Dia mengajak dunia internasional melakukan aksi nyata melawan aneksasi Israel terhadap Tepi Barat dan menghentikan pendudukan dan penjajahan, lalu mewujudkan Palestina merdeka sesuai batas 1967 dengan kemedekaan penuh atas Yerusalem Timur, sesuai dengan hukum internasional dan ketetapan PBB.
“Ini adalah jalan perdamaian sesungguhnya, kami masih tetap terbuka untuk damai tetapi perdamaian atas dasar keadilan. Tidak atas dasar aneksasi, atau Kesepakatan Abad Ini (the deal of century) yang kita tolak, dan ditentang umat Islam karena memberikan Israel Al-Quds , tempat tersuci umat Islam dan Kristen,” ujar dia.
Sepakat dengan pernyataan Menteri Luaar Negeri RI Retno Marsudi, dunia harus mengambil langkah konkret dan tegas menolak anekasiasi Israel, jika sebatas pernyataan saja tidak cukup. Melalui langkah proaktif agar Israel mematuhi hukum internasional.
Dia menilai pelanggaran Israel atas hukum tersebut mendatangkan instablitasi tidak hanya di kawasan tetapi juga di dunia, karena persoalan palestina tidak hanya urusan Palestina, Al-Quds adalah urusan Islam dan Kristen karena situs suci di dalamnya yaitu Masjid Al-Aqsa dan Gereja Makam Yesus.
Dalam kesempatan tersebut, dia menyampaikan kekecewaan berat Palestina terhadap kebijakan Presiden Amerika Serikat Donald Trump terhadap pemindahan ibu kota Israel ke Yerusalem dari semula Tel Aviv. Padahal sebelumnya pemerintah PLO sebagai representasi resmi Palestina merespons positif rencana Trump mewujudkan solusi damai dua negara. Tawaran yang juga direspons positif negara-negara Islam dan dunia internasional berangkat dari inisiatif raja Arab Saudi Abdullah bin Abdul Aziz pada 2002 lalu.
“Tetapi Israel justru melanggarnya, tiba-tiba semua berubah, kita semua tercengang, Trump menetapkan wilayah Yerusalem milik Israel, termasuk Yerusalem Timur di dalamnya situs-situs suci Islam dan Kristen, wilayah yang dijajah pada 1967, dan diakui sebagai sebagai ibu kota Israel,” ujar dia.
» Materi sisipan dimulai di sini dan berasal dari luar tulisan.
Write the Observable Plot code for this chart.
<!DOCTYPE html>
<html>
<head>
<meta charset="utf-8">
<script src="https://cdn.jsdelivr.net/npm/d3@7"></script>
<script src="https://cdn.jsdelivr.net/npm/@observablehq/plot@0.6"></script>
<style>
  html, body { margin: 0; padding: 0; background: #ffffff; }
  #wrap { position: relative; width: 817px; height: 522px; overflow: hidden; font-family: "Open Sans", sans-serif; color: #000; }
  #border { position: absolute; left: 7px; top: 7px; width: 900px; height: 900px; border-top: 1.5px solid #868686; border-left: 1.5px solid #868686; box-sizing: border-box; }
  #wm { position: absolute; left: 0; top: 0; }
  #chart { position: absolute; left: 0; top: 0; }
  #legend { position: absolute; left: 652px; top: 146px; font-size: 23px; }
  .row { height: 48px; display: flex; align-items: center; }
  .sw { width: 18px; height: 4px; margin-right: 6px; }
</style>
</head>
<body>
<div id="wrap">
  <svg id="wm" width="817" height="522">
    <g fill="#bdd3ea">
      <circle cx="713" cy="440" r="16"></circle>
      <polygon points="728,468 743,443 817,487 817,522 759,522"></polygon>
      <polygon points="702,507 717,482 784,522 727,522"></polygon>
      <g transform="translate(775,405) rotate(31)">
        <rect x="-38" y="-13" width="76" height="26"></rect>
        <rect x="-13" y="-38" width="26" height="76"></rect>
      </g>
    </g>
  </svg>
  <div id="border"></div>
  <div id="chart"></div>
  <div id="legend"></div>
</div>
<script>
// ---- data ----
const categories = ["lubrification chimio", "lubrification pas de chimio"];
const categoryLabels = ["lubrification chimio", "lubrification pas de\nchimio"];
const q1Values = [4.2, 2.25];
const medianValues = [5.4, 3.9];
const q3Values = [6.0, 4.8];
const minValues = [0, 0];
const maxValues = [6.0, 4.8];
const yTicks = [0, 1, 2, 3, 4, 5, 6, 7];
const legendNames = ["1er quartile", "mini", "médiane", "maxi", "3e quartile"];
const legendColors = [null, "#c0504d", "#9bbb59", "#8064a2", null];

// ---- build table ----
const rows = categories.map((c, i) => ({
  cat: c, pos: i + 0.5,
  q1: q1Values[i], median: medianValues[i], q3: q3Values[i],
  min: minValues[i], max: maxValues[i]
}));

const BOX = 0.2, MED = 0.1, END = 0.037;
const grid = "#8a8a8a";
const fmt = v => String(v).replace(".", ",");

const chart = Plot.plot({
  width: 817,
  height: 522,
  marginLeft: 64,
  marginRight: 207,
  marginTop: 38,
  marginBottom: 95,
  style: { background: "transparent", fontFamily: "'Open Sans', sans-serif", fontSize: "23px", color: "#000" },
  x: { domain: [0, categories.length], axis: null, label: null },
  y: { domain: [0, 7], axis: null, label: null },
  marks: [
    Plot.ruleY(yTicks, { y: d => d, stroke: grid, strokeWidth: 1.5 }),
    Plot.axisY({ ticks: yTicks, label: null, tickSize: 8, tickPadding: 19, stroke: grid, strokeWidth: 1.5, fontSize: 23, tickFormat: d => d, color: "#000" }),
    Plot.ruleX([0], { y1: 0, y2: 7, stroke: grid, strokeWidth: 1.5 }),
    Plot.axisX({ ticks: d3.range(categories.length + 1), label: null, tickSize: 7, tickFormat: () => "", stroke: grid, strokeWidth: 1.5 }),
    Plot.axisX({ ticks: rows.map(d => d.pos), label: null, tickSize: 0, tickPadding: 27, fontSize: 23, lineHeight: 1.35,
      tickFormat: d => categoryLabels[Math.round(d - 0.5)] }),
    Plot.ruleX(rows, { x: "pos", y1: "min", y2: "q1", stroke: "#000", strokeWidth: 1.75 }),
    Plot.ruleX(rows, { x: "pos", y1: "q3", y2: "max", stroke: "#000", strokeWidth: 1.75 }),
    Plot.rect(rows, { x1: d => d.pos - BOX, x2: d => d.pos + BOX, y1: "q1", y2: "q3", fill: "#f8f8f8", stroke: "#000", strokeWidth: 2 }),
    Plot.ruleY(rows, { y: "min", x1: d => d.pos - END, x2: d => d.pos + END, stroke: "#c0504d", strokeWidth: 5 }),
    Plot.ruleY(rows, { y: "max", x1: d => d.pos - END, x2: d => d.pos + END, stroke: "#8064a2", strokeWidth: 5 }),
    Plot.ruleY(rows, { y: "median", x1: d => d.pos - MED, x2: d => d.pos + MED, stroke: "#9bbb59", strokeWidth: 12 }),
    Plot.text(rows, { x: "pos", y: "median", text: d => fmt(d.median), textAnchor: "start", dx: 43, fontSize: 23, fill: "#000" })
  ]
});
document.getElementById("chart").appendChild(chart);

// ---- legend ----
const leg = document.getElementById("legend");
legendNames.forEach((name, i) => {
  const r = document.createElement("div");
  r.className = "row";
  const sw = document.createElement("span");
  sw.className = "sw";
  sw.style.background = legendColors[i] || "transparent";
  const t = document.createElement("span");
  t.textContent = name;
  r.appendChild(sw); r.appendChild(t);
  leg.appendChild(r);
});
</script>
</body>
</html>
Tidak hanya itu, kata Mahmoud, Amerika Serikat juga mengakui Dataran Tinggi Goland Suriah, bagian dari Israel. Kemudian mengajukan Deal of Centeruy yang mengizinkan Israel menganeksasi lebih dari 60 persen Tepi Barat.
“Ini berarti tidak mungkin mewujudkan perdamaian, dengan cara ini. Mustahil bagi rakyat palestina, negara Arab dan Islam hingga sekarang mewujudkan perdamaian. Ini bukan damai namanya tapi menyerah,” kata dia.
Mahmoud menjelaskan, mendapat angin segar itu, pemerintah Israel segera menguasai 30 persen sementara Tepi Barat. Sebagai langkah protes, Kepemimpinan Palestina memutuskan hubungan dengan Amerika Serikat dan Israel.
Palestina menegaskan pengumuman aneksasi berarti memutuskan hubungan dan realisasi aneksasi berarti Israel harus mempertanggungjawabkan penuh sebagai penjajah, sebagaimana hukum internasional dan Perjanjian Jenewa IV pada 1994, atas penjajahan terhadap Palestina.
Menurut Mahmoud, meski Israel menunda aneksasi Tepi Barat karena alasan internal dan tekanan internasional, tetapi mereka belum umumkan akan membatalkan aneksasi.
“Kita ingin dunia intersional menolak aneksasi, di internal Amerika Serikat sendiri banyak yang menentang aneksasi bahkan di Israel banyak kekuatan politik yang menentang aneksasi. Dunia ada dalam satu kubu, sementara setengah Amerika Serikat dan setengah Israel di kubu yang sama,” tutur dia.